L’intervento di routine andò male e la signora rimase paralizzata ed intubata, giacchè impossibilitata a respirare autonomamente. Il chirurgo fu denunciato, per lesioni gravissime e falso in atto pubblico (primo ed unico caso di paziente paralizzata e scolarizzata!). Le indagini durarono due anni, lui fu rinviato a giudizio, poi cominciò il processo, caratterizzato da (soliti) rinvii per omesse notifiche ed una lunga (prevedibile) istruttoria.
Nel frattempo la signora morì. Trascorsero altri quattro anni, e finalmente si giunse all’udienza finale: quella in cui PM ed avvocati avrebbero concluso, ed il giudice avrebbe emesso la sentenza. Ma il giudice fu destinato ad altra sede. Poco male, si dirà: parte un giudice e ne arriva un altro.

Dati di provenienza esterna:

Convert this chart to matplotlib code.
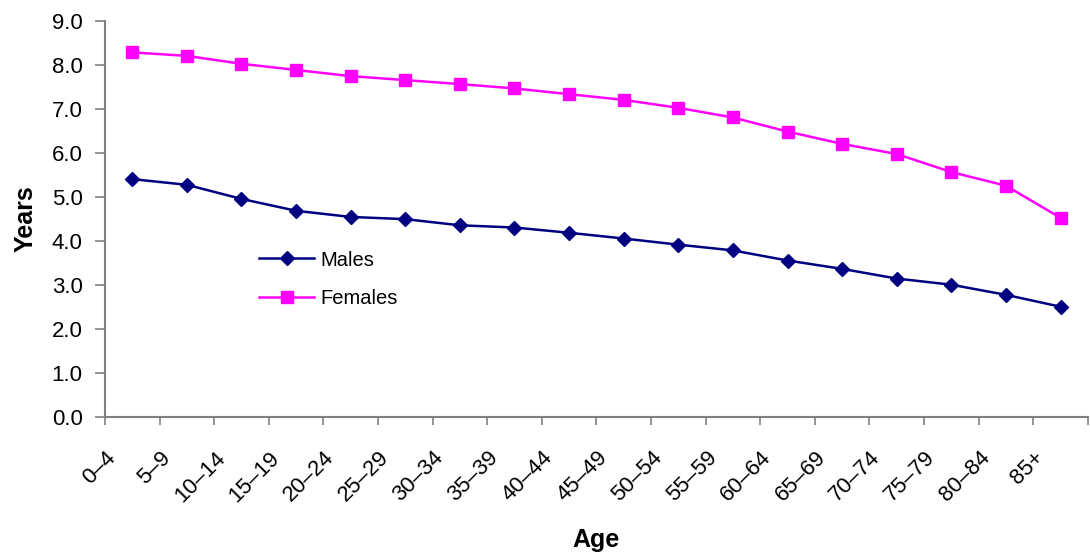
import matplotlib
matplotlib.use("Agg")
import matplotlib.pyplot as plt
import matplotlib.transforms as mtransforms
import numpy as np

age_groups = ["0–4", "5–9", "10–14", "15–19", "20–24", "25–29", "30–34", "35–39",
              "40–44", "45–49", "50–54", "55–59", "60–64", "65–69", "70–74", "75–79",
              "80–84", "85+"]
males = [5.40, 5.27, 4.95, 4.68, 4.54, 4.49, 4.35, 4.30, 4.18, 4.05, 3.91, 3.78,
         3.55, 3.36, 3.14, 3.00, 2.77, 2.50]
females = [8.28, 8.20, 8.02, 7.88, 7.74, 7.65, 7.56, 7.46, 7.33, 7.20, 7.02, 6.80,
           6.48, 6.20, 5.97, 5.56, 5.25, 4.52]
y_ticks = [0.0, 1.0, 2.0, 3.0, 4.0, 5.0, 6.0, 7.0, 8.0, 9.0]

plt.rcParams['font.family'] = ['Liberation Sans', 'DejaVu Sans']

fig = plt.figure(figsize=(10.9, 5.56), dpi=100)
ax = fig.add_axes([0.0963, 0.2505, 0.9017, 0.7123])

x = np.arange(len(age_groups))
ax.plot(x, males, color="#000080", lw=1.8, marker="D", ms=7,
        markeredgecolor="#000080", label="Males")
ax.plot(x, females, color="#FF00FF", lw=1.8, marker="s", ms=8.6,
        markeredgecolor="#FF00FF", label="Females")

ax.set_xlim(-0.5, len(age_groups) - 0.5)
ax.set_ylim(0, 9)
ax.set_yticks(y_ticks)
ax.set_yticklabels([f"{v:.1f}" for v in y_ticks], fontsize=16)

ax.set_xticks(x)
ax.set_xticklabels(age_groups, fontsize=16, rotation=45, ha="right", va="top")
ax.set_xticks(np.arange(len(age_groups) + 1) - 0.5, minor=True)
ax.tick_params(axis="x", which="major", length=0, pad=22)
ax.tick_params(axis="x", which="minor", length=6, width=1.2, color="#808080",
               direction="out")
ax.tick_params(axis="y", length=7, width=1.2, color="#808080", direction="out",
               pad=9)

shift = mtransforms.ScaledTranslation(-12 / 100, 0, fig.dpi_scale_trans)
for lbl in ax.get_xticklabels():
    lbl.set_transform(lbl.get_transform() + shift)

for side in ("top", "right"):
    ax.spines[side].set_visible(False)
for side in ("left", "bottom"):
    ax.spines[side].set_color("#808080")
    ax.spines[side].set_linewidth(1.5)

ax.set_ylabel("Years", fontsize=18, fontweight="bold", labelpad=10)
ax.set_xlabel("Age", fontsize=18, fontweight="bold", labelpad=16)

ax.legend(loc="upper left", bbox_to_anchor=(0.149, 0.44), frameon=False,
          fontsize=14.5, handlelength=2.7, handletextpad=0.3,
          labelspacing=0.95, borderaxespad=0)

fig.savefig("out.png", dpi=100)
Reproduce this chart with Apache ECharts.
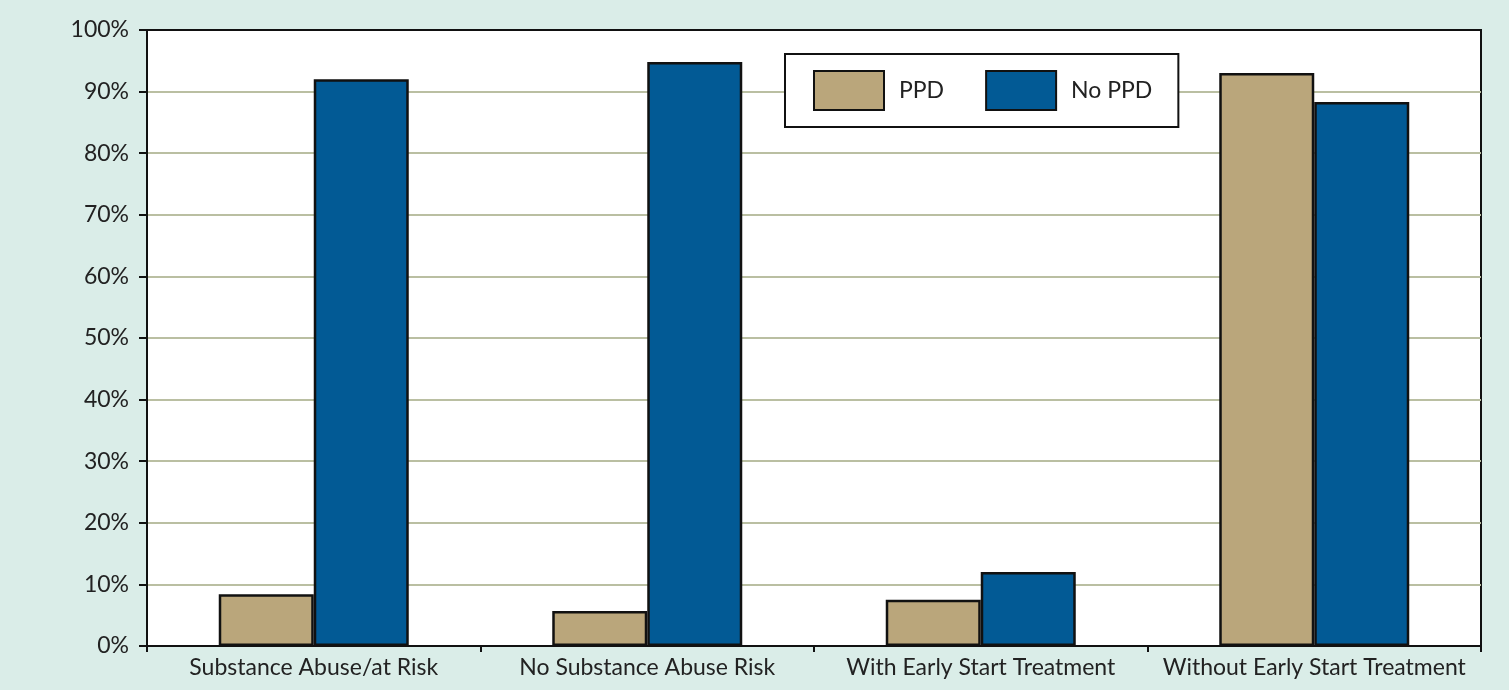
<!DOCTYPE html>
<html>
<head>
<meta charset="utf-8">
<script src="https://cdn.jsdelivr.net/npm/echarts@6/dist/echarts.min.js"></script>
<style>
    html, body { margin: 0; padding: 0; background: #daede8; }
    #chart { width: 1509px; height: 690px; }
</style>
</head>
<body>
<div id="chart"></div>
<script>
    const categories = ['Substance Abuse/at Risk', 'No Substance Abuse Risk', 'With Early Start Treatment', 'Without Early Start Treatment']
    const ppd = [8.4, 5.7, 7.5, 93.0]
    const noPpd = [92.0, 94.8, 12.0, 88.3]
    const yTicks = [0, 10, 20, 30, 40, 50, 60, 70, 80, 90, 100]

    const font = 'Lato, "Noto Sans", sans-serif'
    const myChart = echarts.init(document.getElementById('chart'))

    const option = {
        backgroundColor: '#daede8',
        animation: false,
        grid: {
            left: 147,
            right: 28,
            top: 30,
            bottom: 44,
            show: true,
            backgroundColor: '#ffffff',
            borderColor: '#111',
            borderWidth: 2
        },
        legend: {
            left: 785,
            top: 54,
            padding: [16, 26, 16, 28],
            backgroundColor: '#ffffff',
            borderColor: '#111',
            borderWidth: 2,
            borderRadius: 0,
            itemWidth: 70,
            itemHeight: 39,
            itemGap: 41,
            icon: 'rect',
            textStyle: { fontFamily: font, fontSize: 23, color: '#222', padding: [0, 0, 0, 10] },
            data: ['PPD', 'No PPD']
        },
        xAxis: {
            type: 'category',
            data: categories,
            axisLine: { lineStyle: { color: '#111', width: 2 } },
            axisTick: { show: true, interval: 0, length: 6, lineStyle: { color: '#111', width: 2 } },
            axisLabel: { interval: 0, fontFamily: font, fontSize: 23, color: '#222', margin: 10 }
        },
        yAxis: {
            type: 'value',
            min: yTicks[0],
            max: yTicks[yTicks.length - 1],
            interval: 10,
            axisLine: { show: true, lineStyle: { color: '#111', width: 2 } },
            axisTick: { show: true, length: 8, lineStyle: { color: '#111', width: 2 } },
            axisLabel: { fontFamily: font, fontSize: 23, color: '#222', margin: 18, formatter: '{value}%' },
            splitLine: { showMaxLine: false, lineStyle: { color: '#babfa2', width: 2 } }
        },
        series: [
            {
                name: 'PPD',
                type: 'bar',
                data: ppd,
                barWidth: 95,
                barGap: '0%',
                itemStyle: { color: '#baa67b', borderColor: '#111', borderWidth: 2.5 }
            },
            {
                name: 'No PPD',
                type: 'bar',
                data: noPpd,
                barWidth: 95,
                itemStyle: { color: '#025a95', borderColor: '#111', borderWidth: 2.5 }
            }
        ]
    }

    myChart.setOption(option)
</script>
</body>
</html>
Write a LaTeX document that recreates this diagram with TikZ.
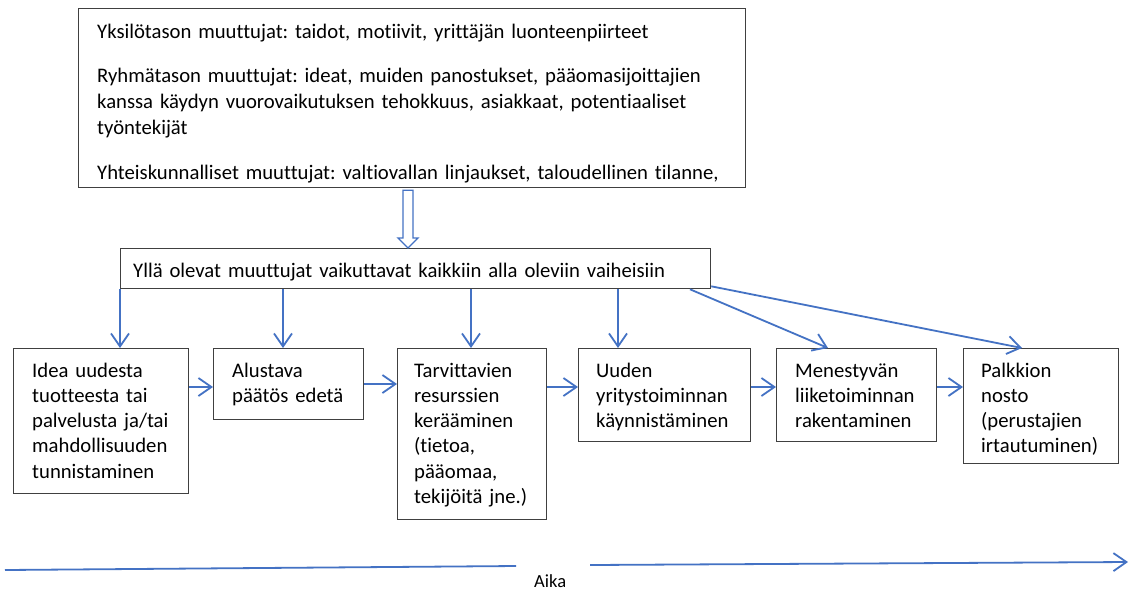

La giustizia non si arresta.
Non è così: il comma II dell’art 525 CPP recita testualmente: “alla deliberazione concorrono, a pena di nullità assoluta, gli stessi giudici che hanno partecipato al dibattimento”.
In altre parole, se gli imputati non accettano le risultanze dell’istruttoria condotta dal “vecchio” giudice, il processo COMINCIA DA CAPO. Poiché il reato contestato era prossimo alla prescrizione, il “nuovo” giudice ha stabilito un’ulteriore udienza, a distanza di un anno, per dichiarare ESTINTO il processo. Nessun colpevole, dunque. E i familiari della vittima? Dopo tanti anni e tanti soldi spesi in perizie ed avvocati, riusciranno ad accettare che il processo è stato solo una farsa? Che nel nostro fantasioso sistema giudiziario, il trasferimento di un giudice è di per se condizione sufficiente a vanificare sei anni di istruttoria?
Diceva Vaclav Havel “ non far nulla per combattere le ingiustizie, equivale ad approvarle”. L’articolo 525 del Codice di Procedura Penale è una di quelle norme vergognose che precipita un Paese come il nostro, agli ultimi posti della graduatoria delle nazioni in cui democrazia e legalità restano solo vocaboli coloriti.
Un norma che non può essere tollerata in un “cosiddetto Stato” di diritto.